Lohan plays the ingenue temp who, patronisingly assigned by Schiff (he’s hoping for fringe benefits) the task of a “courtesy reading” of a by all accounts execrable end-of-the-world book, free of syntax and sense, somehow discerns in it a universal truth. And persuades Schiff to make the film adaptation and change his mind overnight, thus persuading him to welch on his deal with Nigel Lindsay’s character for a sure-fire bankable buddy movie. In the last 15 minutes, the fireworks finally kick off, the three squaring up, the script finally flowing, the pauses and eruptions pitch-perfect, but the audience has been, by then, underwhelmed.
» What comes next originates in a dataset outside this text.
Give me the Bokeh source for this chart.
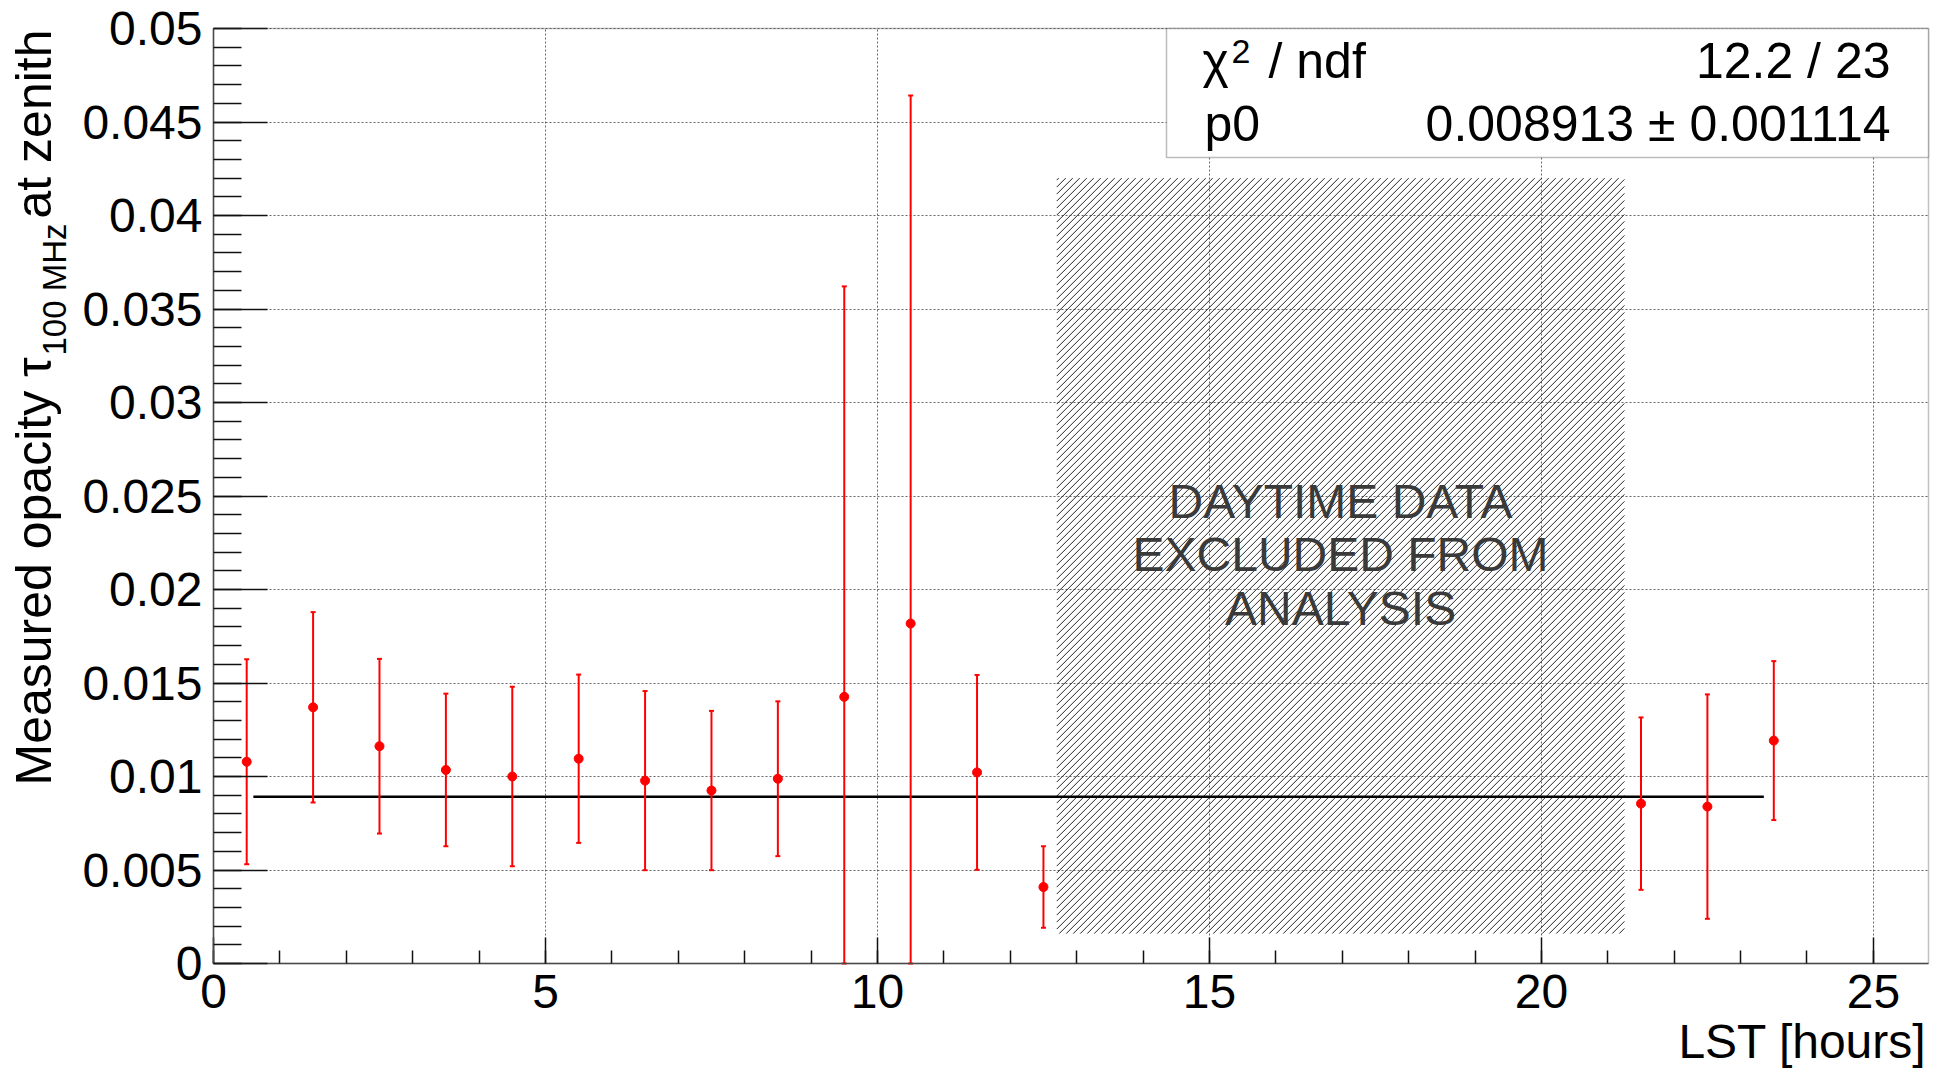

Whether a spiky satire on Hollywood – full of Mamet lines such as “audiences just want to see the same film they saw last year” – was best mirrored in a not uncynical ploy by director Lindsay Posner to cast a “troubled” darling of the yellow press in the female lead to get bums on seats is for others to debate. But Lohan was, if not tremendous, a minor revelation. At the curtain call there was genuine glee on her face as she hugged and giggled with her co-stars: she’d bloody done it. This can only get better, as the three settle and ease, but it’s going to be hard to hit the Old Vic heights of a few years ago (mentioned to me by several audience members) attained by Jeff Goldblum and Kevin Spacey.